** begin **

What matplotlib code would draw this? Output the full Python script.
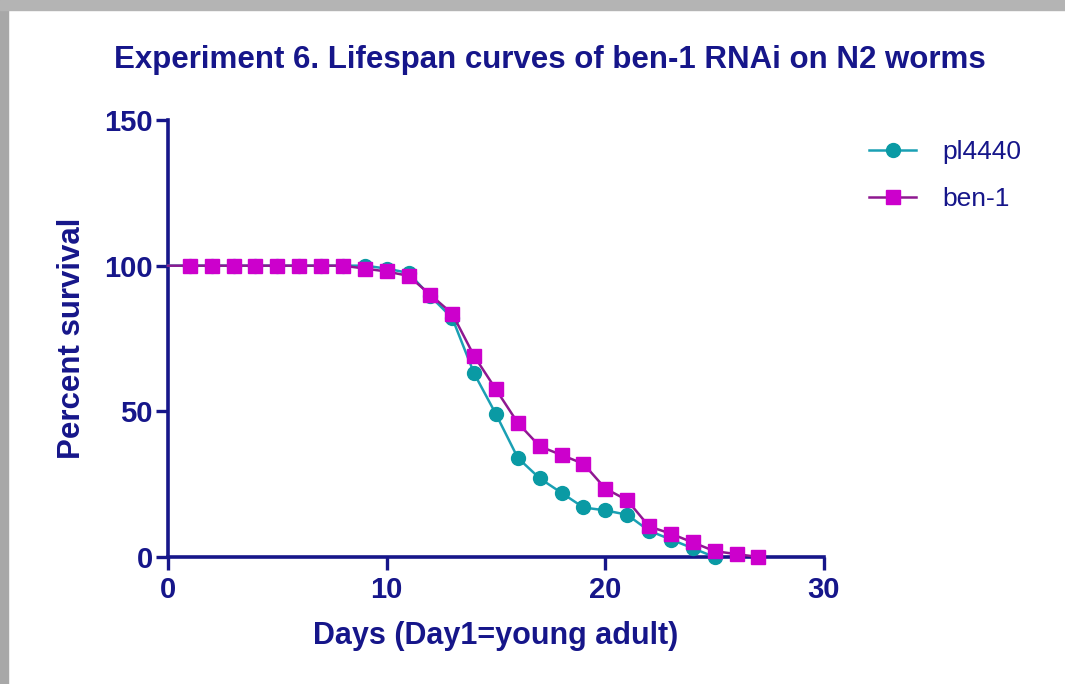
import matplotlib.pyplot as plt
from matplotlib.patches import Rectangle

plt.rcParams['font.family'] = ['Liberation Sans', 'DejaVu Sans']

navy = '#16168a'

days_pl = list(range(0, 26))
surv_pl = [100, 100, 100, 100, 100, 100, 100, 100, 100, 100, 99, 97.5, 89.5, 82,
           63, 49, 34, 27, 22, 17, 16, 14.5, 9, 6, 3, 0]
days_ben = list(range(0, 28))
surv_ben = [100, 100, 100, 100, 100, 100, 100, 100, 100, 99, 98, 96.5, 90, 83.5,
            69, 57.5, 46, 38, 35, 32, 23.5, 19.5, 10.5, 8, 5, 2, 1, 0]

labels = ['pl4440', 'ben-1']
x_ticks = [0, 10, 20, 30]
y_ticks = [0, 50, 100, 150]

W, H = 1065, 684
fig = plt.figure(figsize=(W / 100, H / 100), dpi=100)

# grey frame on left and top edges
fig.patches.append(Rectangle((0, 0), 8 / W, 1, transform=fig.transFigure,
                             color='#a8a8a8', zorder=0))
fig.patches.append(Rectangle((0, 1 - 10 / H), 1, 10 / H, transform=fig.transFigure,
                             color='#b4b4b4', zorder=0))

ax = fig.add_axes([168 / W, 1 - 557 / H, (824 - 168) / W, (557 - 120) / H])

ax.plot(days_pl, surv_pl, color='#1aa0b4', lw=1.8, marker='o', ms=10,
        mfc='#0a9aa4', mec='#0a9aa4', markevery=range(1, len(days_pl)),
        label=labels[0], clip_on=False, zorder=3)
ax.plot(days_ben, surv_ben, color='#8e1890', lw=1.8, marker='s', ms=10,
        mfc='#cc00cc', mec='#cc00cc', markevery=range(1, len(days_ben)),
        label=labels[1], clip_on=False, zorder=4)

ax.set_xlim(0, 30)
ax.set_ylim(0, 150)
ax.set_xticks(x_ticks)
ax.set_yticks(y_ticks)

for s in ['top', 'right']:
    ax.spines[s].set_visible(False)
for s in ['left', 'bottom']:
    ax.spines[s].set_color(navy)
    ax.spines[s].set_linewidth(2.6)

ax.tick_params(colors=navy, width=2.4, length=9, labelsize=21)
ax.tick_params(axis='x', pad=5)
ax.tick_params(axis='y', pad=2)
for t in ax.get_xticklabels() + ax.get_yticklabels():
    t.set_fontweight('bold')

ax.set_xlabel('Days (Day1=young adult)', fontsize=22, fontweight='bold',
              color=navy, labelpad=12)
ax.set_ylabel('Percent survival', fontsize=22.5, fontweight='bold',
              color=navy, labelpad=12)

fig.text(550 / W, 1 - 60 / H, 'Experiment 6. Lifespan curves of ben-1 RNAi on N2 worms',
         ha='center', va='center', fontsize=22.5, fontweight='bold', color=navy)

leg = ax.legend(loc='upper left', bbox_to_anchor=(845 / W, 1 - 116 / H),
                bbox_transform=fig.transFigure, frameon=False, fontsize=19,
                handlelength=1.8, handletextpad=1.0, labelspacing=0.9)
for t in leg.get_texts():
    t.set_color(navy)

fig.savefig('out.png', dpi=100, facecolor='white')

** end **

**GIVEN INSTRUCTION**. Show all lines from the listing above in which "matplotlib" appears.

**TASK ANSWER**.
What matplotlib code would draw this? Output the full Python script.
import matplotlib.pyplot as plt
from matplotlib.patches import Rectangle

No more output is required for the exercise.